It's okay, but less interesting than the first two Dan Dare serials. This was Chad Varah's first and thankfully last Dan Dare script, but he's a fascinating man. He was involved in the founding of The Eagle and wrote scripts for it and its sister publications for over a decade, but his day job was being an Anglican priest. He was a social activist and, in 1953, he founded the Samaritans. I'm gobsmacked. (He was also on the board of reference of Penthouse Forum magazine for two decades and was patron of the Terence Higgins Trust, which helps with and campaigns about sexual health and HIV.)
Anyway, this story. Everyone thinks Dan and Digby died at the end of the last serial, but they're actually on Mercury. Unfortunately, though, the Mekon's there too and... well, it's conventional adventure stuff. There's nothing wrong with it, but there's nothing special either. You'll finish it and go, "Well, that was a comic strip."
What's special here is the art. The strip went apeshit with Mercury, with colours like nothing they'd done before. Look at that Vol.3 #15, for instance, with its technicolour lobster and eye candy city. Vol.3 #16 looks like a circus. Meanwhile, the Venusians themselves are an amazing design. I've been consuming SF for forty years and I'd never seen anything like it. They're so goofy! They're like TV Comic aliens, except not for laughs. They're outrageously tall and thin, with heads like flower buds and the oddest, jowliest faces.
(For what it's worth, Hampson was ordered to his bed on doctor's orders after the first two weeks of this serial, although he still vetted scripts and helped with visualisations. It was normal for him to work twenty-hour days. Johns and Tomlinson drew the rest of the pages by themselves.)

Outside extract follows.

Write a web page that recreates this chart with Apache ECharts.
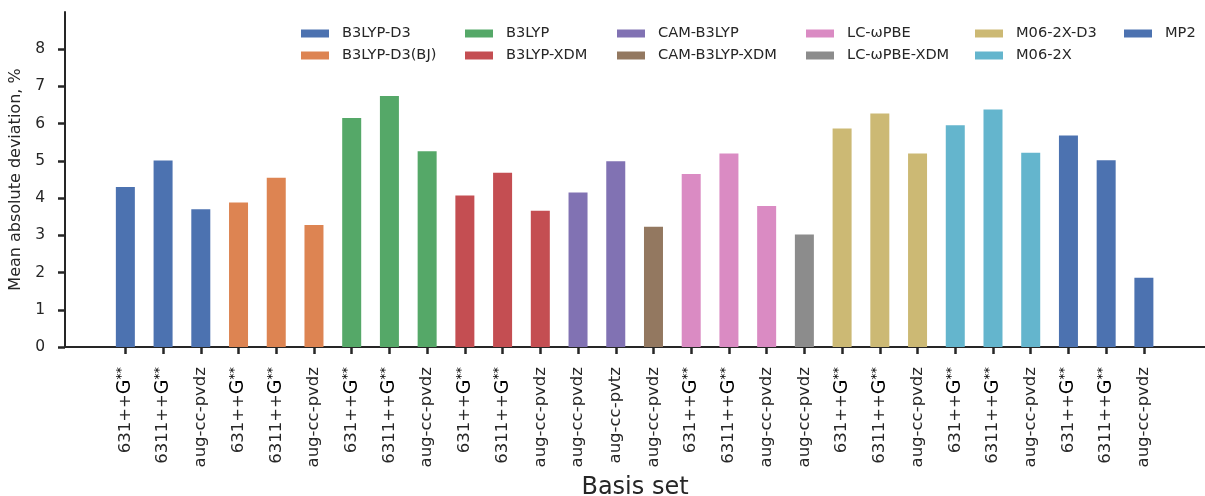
<!DOCTYPE html>
<html>
<head>
<meta charset="utf-8">
<script src="https://cdn.jsdelivr.net/npm/echarts@6/dist/echarts.min.js"></script>
<style>
  html, body { margin: 0; padding: 0; background: #fff; }
  #chart { width: 1205px; height: 496px; }
</style>
</head>
<body>
<div id="chart"></div>
<script>
// Basis set of each bar, left to right
const categories = [
  '631++G**', '6311++G**', 'aug-cc-pvdz',
  '631++G**', '6311++G**', 'aug-cc-pvdz',
  '631++G**', '6311++G**', 'aug-cc-pvdz',
  '631++G**', '6311++G**', 'aug-cc-pvdz',
  'aug-cc-pvdz', 'aug-cc-pvtz',
  'aug-cc-pvdz',
  '631++G**', '6311++G**', 'aug-cc-pvdz',
  'aug-cc-pvdz',
  '631++G**', '6311++G**', 'aug-cc-pvdz',
  '631++G**', '6311++G**', 'aug-cc-pvdz',
  '631++G**', '6311++G**', 'aug-cc-pvdz'
];

// Method of each bar
const barMethods = [
  'B3LYP-D3', 'B3LYP-D3', 'B3LYP-D3',
  'B3LYP-D3(BJ)', 'B3LYP-D3(BJ)', 'B3LYP-D3(BJ)',
  'B3LYP', 'B3LYP', 'B3LYP',
  'B3LYP-XDM', 'B3LYP-XDM', 'B3LYP-XDM',
  'CAM-B3LYP', 'CAM-B3LYP',
  'CAM-B3LYP-XDM',
  'LC-ωPBE', 'LC-ωPBE', 'LC-ωPBE',
  'LC-ωPBE-XDM',
  'M06-2X-D3', 'M06-2X-D3', 'M06-2X-D3',
  'M06-2X', 'M06-2X', 'M06-2X',
  'MP2', 'MP2', 'MP2'
];

// Mean absolute deviation, %
const values = [
  4.30, 5.01, 3.70,
  3.88, 4.55, 3.28,
  6.15, 6.74, 5.26,
  4.07, 4.68, 3.66,
  4.15, 4.99,
  3.23,
  4.65, 5.20, 3.79,
  3.02,
  5.87, 6.27, 5.20,
  5.96, 6.38, 5.22,
  5.68, 5.02, 1.86
];

const methods = [
  'B3LYP-D3', 'B3LYP-D3(BJ)', 'B3LYP', 'B3LYP-XDM', 'CAM-B3LYP', 'CAM-B3LYP-XDM',
  'LC-ωPBE', 'LC-ωPBE-XDM', 'M06-2X-D3', 'M06-2X', 'MP2'
];

const methodColors = [
  '#4C72B0', '#DD8452', '#55A868', '#C44E52', '#8172B3', '#937860',
  '#DA8BC3', '#8C8C8C', '#CCB974', '#64B5CD', '#4C72B0'
];

const yTicks = [0, 1, 2, 3, 4, 5, 6, 7, 8];

const FONT = 'DejaVu Sans';
const INK = '#262626';

const series = methods.map((name, k) => ({
  name: name,
  type: 'bar',
  barWidth: 19,
  barGap: '-100%',
  itemStyle: { color: methodColors[k] },
  data: values
    .map((v, i) => [i, v])
    .filter((d, i) => barMethods[i] === name)
}));

// Legend laid out in columns of two entries each
const legendLefts = [301, 465, 617, 806, 975, 1124];
const legends = [];
for (let c = 0; c * 2 < methods.length; c++) {
  legends.push({
    orient: 'vertical',
    left: legendLefts[c],
    top: 26,
    padding: 0,
    itemWidth: 28,
    itemHeight: 8,
    itemGap: 7,
    icon: 'rect',
    selectedMode: false,
    textStyle: { fontFamily: FONT, fontSize: 14.6, color: INK, lineHeight: 14, padding: [0, 0, 0, 8] },
    data: methods.slice(c * 2, c * 2 + 2)
  });
}

function basisLabel(v) {
  const name = categories[Math.round(v)];
  if (name === undefined) return '';
  const m = name.match(/^(.*)G\*\*$/);
  if (m) return m[1] + '{g|G}{s|**}';
  return name;
}

const chart = echarts.init(document.getElementById('chart'), null, { renderer: 'canvas' });
chart.setOption({
  animation: false,
  backgroundColor: '#ffffff',
  textStyle: { fontFamily: FONT },
  legend: legends,
  grid: { left: 65, right: 0, top: 12, bottom: 149, containLabel: false, outerBoundsMode: 'none' },
  xAxis: {
    type: 'value',
    min: -1.6,
    max: categories.length - 1 + 1.62,
    splitLine: { show: false },
    axisLine: { show: true, onZero: false, lineStyle: { color: INK, width: 2 } },
    axisTick: {
      show: true, length: 7, lineStyle: { color: INK, width: 2.5 },
      customValues: categories.map((c, i) => i)
    },
    axisLabel: {
      customValues: categories.map((c, i) => i),
      rotate: 90,
      margin: 20,
      fontFamily: FONT,
      fontSize: 16.5,
      color: INK,
      formatter: basisLabel,
      rich: {
        g: { fontFamily: FONT, fontSize: 19, color: '#000' },
        s: { fontFamily: FONT, fontSize: 12.5, color: '#000', verticalAlign: 'top', padding: [0, 0, 7, 0] }
      }
    },
    name: 'Basis set',
    nameLocation: 'middle',
    nameGap: 126,
    nameTextStyle: { fontFamily: FONT, fontSize: 24, color: INK }
  },
  yAxis: {
    type: 'value',
    min: 0,
    max: 9,
    splitLine: { show: false },
    axisLine: { show: true, onZero: false, lineStyle: { color: INK, width: 2 } },
    axisTick: { show: true, length: 7, lineStyle: { color: INK, width: 2.5 }, customValues: yTicks },
    axisLabel: { customValues: yTicks, margin: 20, fontFamily: FONT, fontSize: 15.5, color: INK },
    name: 'Mean absolute deviation, %',
    nameLocation: 'middle',
    nameRotate: 90,
    nameGap: 36,
    nameTextStyle: { fontFamily: FONT, fontSize: 16, color: INK }
  },
  series: series
});
</script>
</body>
</html>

Maybe they're actually supposed to be plants? They also have a unique language, which is sung, not spoken, and uses musical notes instead of consonants. Pleasingly, also, the script's aware of how hostile Mercury is. The astrophysics is actually pretty good, although obviously they're handwaving the details for the sake of being able to tell a story there. (The Mercurians live in the tidally locked twilight zone between the boiling day side and the freezing night side.) This is certainly more accurate than the Dan Dare versions of Venus and Mars.
Peabody's omnipotence is starting to stretch plausibility. This time, her vaguely defined fields of expertise include linguistics, letting her decipher and learn the Mercurian language in a few hours. Uh, right. The gang's still fun, though. Alien Blue Goof Boy's face makes me laugh. (He has a name, but he looks so daft that Goof Boy will do.) There's also fun dialogue when everyone's rude about the Mekon.

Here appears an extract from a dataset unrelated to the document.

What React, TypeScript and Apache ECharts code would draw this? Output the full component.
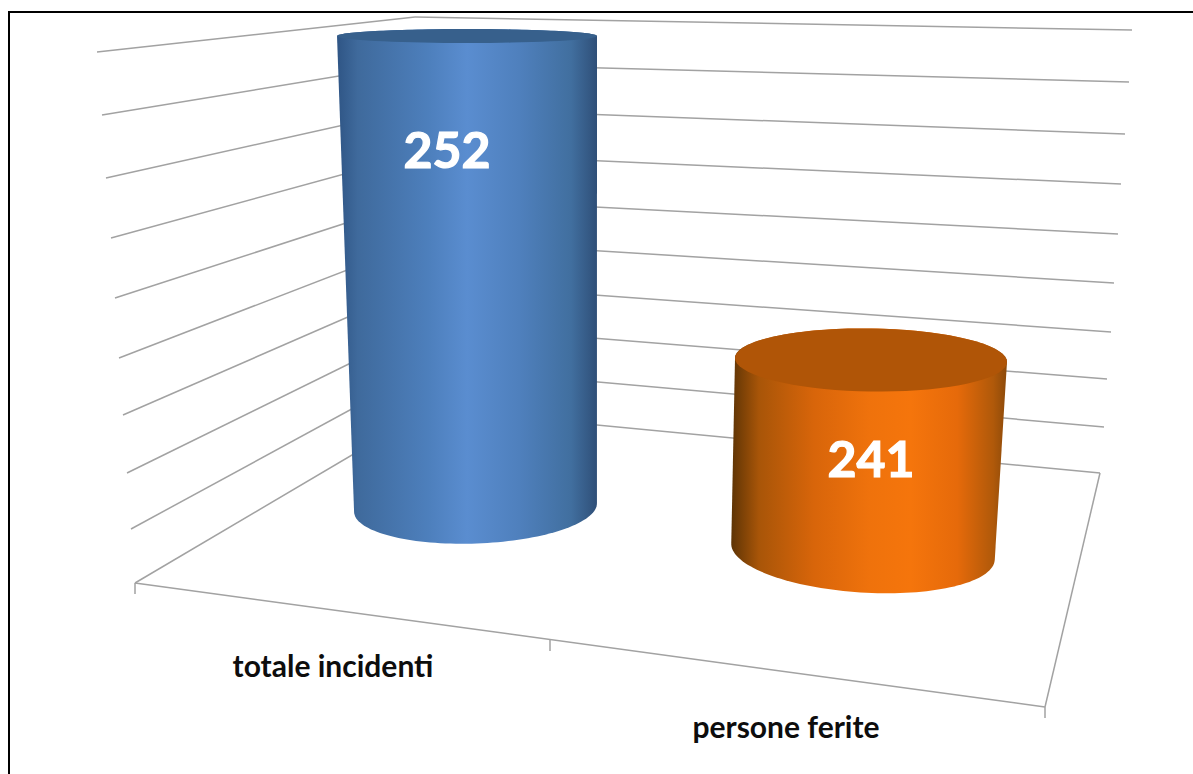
import React, { useEffect, useRef } from "react";
import * as echarts from "echarts";

const categories = ["totale incidenti", "persone ferite"];
const values = [252, 241];

const WIDTH = 1193;
const HEIGHT = 774;
const FONT = "Lato, 'Noto Sans', sans-serif";

// Perspective layout of the 3D walls (hidden scale decoration)
const wallLeft: [number, number][] = [[97, 52], [102, 115], [106, 178], [111, 238], [115, 298], [119, 358], [123, 415], [127, 473], [131, 529], [135, 583]];
const wallBack: [number, number][] = [[415, 17], [418, 63], [420, 108], [421, 153], [423, 198], [425, 240], [426, 283], [428, 325], [429, 367], [430, 409]];
const wallRight: [number, number][] = [[1132, 30], [1129, 82], [1125, 134], [1121, 184], [1118, 234], [1114, 283], [1111, 332], [1107, 379], [1104, 427], [1100, 473]];

// Per-category perspective of the cylinders
const cylinders = [
  {
    top: { dx: -1, rx: 130, ry: 7, rot: 0 },
    base: { cx: 475.5, cy: 507.5, rx: 121.5, ry: 36, rot: -0.037 },
    label: { dx: -21, dy: 113 },
    axisLabel: { x: 333, y: 665 },
    capColor: "#37608c",
    stops: [[0, "#2f5585"], [0.08, "#3f6a9c"], [0.35, "#4d7fbc"], [0.5, "#5a8dd0"], [0.7, "#4f80bd"], [0.9, "#416f9f"], [1, "#2f4f78"]],
  },
  {
    top: { dx: 3, rx: 136, ry: 31.5, rot: 0.015 },
    base: { cx: 863, cy: 551.5, rx: 132, ry: 41, rot: 0.064 },
    label: { dx: 3, dy: 98.5 },
    axisLabel: { x: 786, y: 726 },
    capColor: "#b05507",
    stops: [[0, "#5e3405"], [0.1, "#a85508"], [0.3, "#d8650a"], [0.5, "#ef720c"], [0.65, "#f5750c"], [0.82, "#e66a0a"], [0.95, "#b0590a"], [1, "#8c4a0a"]],
  },
];

function arc(cx: number, cy: number, rx: number, ry: number, rot: number, from: number, to: number) {
  const pts: number[][] = [];
  const n = 72;
  for (let i = 0; i <= n; i++) {
    const t = from + ((to - from) * i) / n;
    const x = rx * Math.cos(t);
    const y = ry * Math.sin(t);
    pts.push([cx + x * Math.cos(rot) - y * Math.sin(rot), cy + x * Math.sin(rot) + y * Math.cos(rot)]);
  }
  return pts;
}

const renderItem = (_: any, api: any) => {
  const idx = api.value(0);
  const val = api.value(1);
  const [x, y] = api.coord([idx, val]);
  const c = cylinders[idx];
  const cx = x + c.top.dx;
  const body = [
    ...arc(cx, y, c.top.rx, c.top.ry, c.top.rot, Math.PI, 2 * Math.PI),
    ...arc(c.base.cx, c.base.cy, c.base.rx, c.base.ry, c.base.rot, 0, Math.PI),
  ];
  const cap = arc(cx, y, c.top.rx, c.top.ry, c.top.rot, 0, 2 * Math.PI);
  return {
    type: "group",
    children: [
      {
        type: "polygon",
        shape: { points: body },
        style: {
          fill: {
            type: "linear", x: 0, y: 0, x2: 1, y2: 0,
            colorStops: c.stops.map(([offset, color]) => ({ offset, color })),
          },
        },
      },
      { type: "polygon", shape: { points: cap }, style: { fill: c.capColor } },
      {
        type: "text",
        x: x + c.label.dx,
        y: y + c.label.dy,
        style: {
          text: String(val), fill: "#ffffff", stroke: "#ffffff", lineWidth: 1.2,
          font: `bold 50px ${FONT}`, align: "center", verticalAlign: "middle",
        },
      },
      {
        type: "text",
        x: c.axisLabel.x,
        y: c.axisLabel.y,
        style: {
          text: categories[idx], fill: "#0d0d0d", font: `bold 30px ${FONT}`,
          align: "center", verticalAlign: "middle",
        },
      },
    ],
  };
};

const line = (a: number[], b: number[]) => ({
  type: "line", z: 1,
  shape: { x1: a[0], y1: a[1], x2: b[0], y2: b[1] },
  style: { stroke: "#a2a2a2", lineWidth: 1.5 },
});
const frame = (a: number[], b: number[]) => ({
  type: "line", z: 1,
  shape: { x1: a[0], y1: a[1], x2: b[0], y2: b[1] },
  style: { stroke: "#000000", lineWidth: 2 },
});

export default function App() {
  const ref = useRef<HTMLDivElement>(null);
  useEffect(() => {
    const chart = echarts.init(ref.current!, null, { renderer: "svg" });
    const wallEls = wallLeft.flatMap((p, i) => [line(p, wallBack[i]), line(wallBack[i], wallRight[i])]);
    chart.setOption({
      animation: false,
      backgroundColor: "#ffffff",
      grid: { left: 268, width: 800, top: 6.55, height: 382.9 },
      xAxis: { type: "category", data: categories, show: false },
      yAxis: { type: "value", min: 240, max: 253, show: false, splitLine: { show: false } },
      graphic: [
        frame([9, 12], [WIDTH, 12]),
        frame([9, 11], [9, HEIGHT]),
        ...wallEls,
        line([135, 583], [1045, 707]),
        line([1100, 473], [1045, 707]),
        line([135, 583], [135, 594]),
        line([550, 640], [550, 651]),
        line([1045, 707], [1045, 718]),
      ],
      series: [
        {
          type: "custom",
          z: 5,
          clip: false,
          renderItem,
          encode: { x: 0, y: 1 },
          data: values.map((v, i) => [i, v]),
        },
      ],
    });
    return () => chart.dispose();
  }, []);
  return <div ref={ref} style={{ position: "fixed", left: 0, top: 0, width: WIDTH, height: HEIGHT }} />;
}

MEKON: "Greetings again, Colonel Dare, after all these years! If I was weak minded enough to feel emotion, it would give me great pleasure to see you in your present situation."
DAN: "It gives me a great pain in the neck to see you in any situation. If you've anything to say, say it quick and get off the set."
I also liked the bit where Dan's immune to the usual "obey me or your friends die!" He's a soldier. That line won't work on him. He knows what it means to weigh millions of lives against four. There's also a bit at the end where Dan tells the Mercurians that appeasement never pays.
Overall, this serial's quite fun. That's all, though. The writing's not startling, or brilliant, or ground-breaking. It's a perfectly good adventure that you could easily slot into Doctor Who, Flash Gordon or any other SF franchise. There's some eye-popping colour work, though.